UK Bond Yields Surge as Labour Faces Fiscal Challenges Amid Slow Growth
Rising UK government bond yields are presenting significant challenges for the Labour government as it navigates economic pressures. Since the October debut of Labour’s budget plan, borrowing costs have climbed to decade highs, intensifying concerns about fiscal sustainability. On Friday, 30-year gilt yields reached their highest levels since 1998, while 2-year yields surpassed 4.5% and 10-year yields hit levels unseen since 2008.
Factors driving the surge in yields
The increase in yields coincides with a weakening pound, which hit its lowest level against the U.S. dollar since November 2023. Analysts point to both domestic and external pressures:
- Domestic factors: Labour’s commitment to reducing debt as a share of GDP within five years is strained by borrowing costs nearing 100% of GDP.
- Global influences: Rising interest rates in the U.S. and eurozone, combined with President-elect Donald Trump’s return to the White House, are adding external pressures.
Michiel Tukker, ING’s Senior European Rates Strategist, noted a self-reinforcing cycle: “The rise in gilt yields increases borrowing costs, straining the UK’s debt sustainability.”
Fiscal challenges for the Labour government
Labour faces difficult decisions to maintain fiscal discipline. The Office of Budget Responsibility estimates that the recent rise in yields, if sustained, would eliminate the government’s £9.9 billion ($12.1 billion) fiscal buffer. Finance Minister Rachel Reeves may need to consider:
- Spending cuts: Potential reductions in government spending to manage fiscal targets.
- Tax increases: Conditional tax hikes in the coming years to stabilize public finances.
- Debt recalculations: Adjusting how debt is measured to create additional fiscal headroom.
Ben Zaranko of the Institute for Fiscal Studies described the situation as a “knife edge,” with limited room for maneuvering without breaching fiscal rules.
Economic outlook and external comparisons
Former Finance Minister Vince Cable told CNBC that while the situation is concerning, it is not akin to the 2022 mini-budget crisis under Liz Truss. “This is not a panic situation,” Cable said. “The argument is about whether Labour has done enough tightening and whether it’s been done in the right way.”

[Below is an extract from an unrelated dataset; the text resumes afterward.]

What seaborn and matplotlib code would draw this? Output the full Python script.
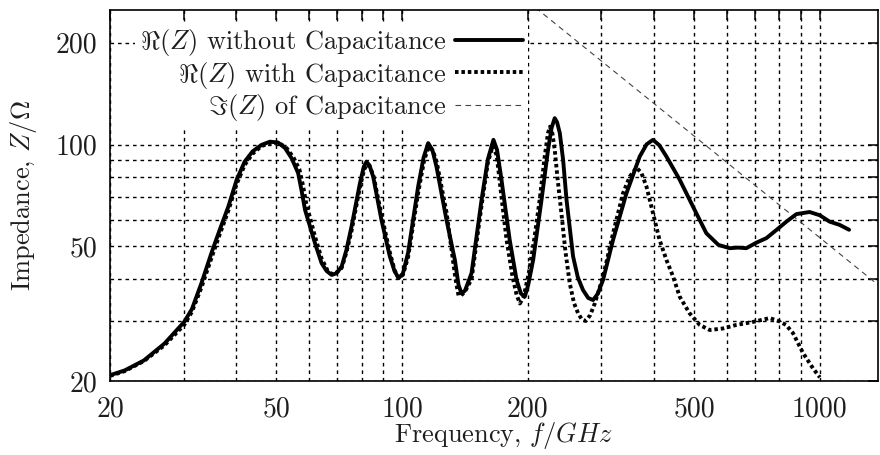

Cable added that global factors, such as China’s economic slowdown and persistent inflation, compound the UK’s challenges. However, he dismissed comparisons with Truss’s sweeping tax cuts, which triggered market panic in 2022, emphasizing that Labour’s approach is more measured.
Market reactions and policy implications
Bank of America strategists echoed Cable’s sentiment, calling comparisons to the mini-budget “overblown.” They highlighted that the Bank of England is unlikely to intervene in the gilt market unless systemic risks arise. Capital Economics also characterized the higher gilt yields as an economic headwind but not a crisis, with smaller and slower yield increases compared to 2022.
The surge in UK bond yields underscores the fiscal and economic challenges facing the Labour government as it seeks to balance growth and debt reduction. While not a full-blown crisis, the rising yields, coupled with external pressures and slowing growth, demand careful fiscal management. As Labour prepares for potential spending cuts or tax hikes, its ability to navigate these challenges will be critical for long-term economic stability.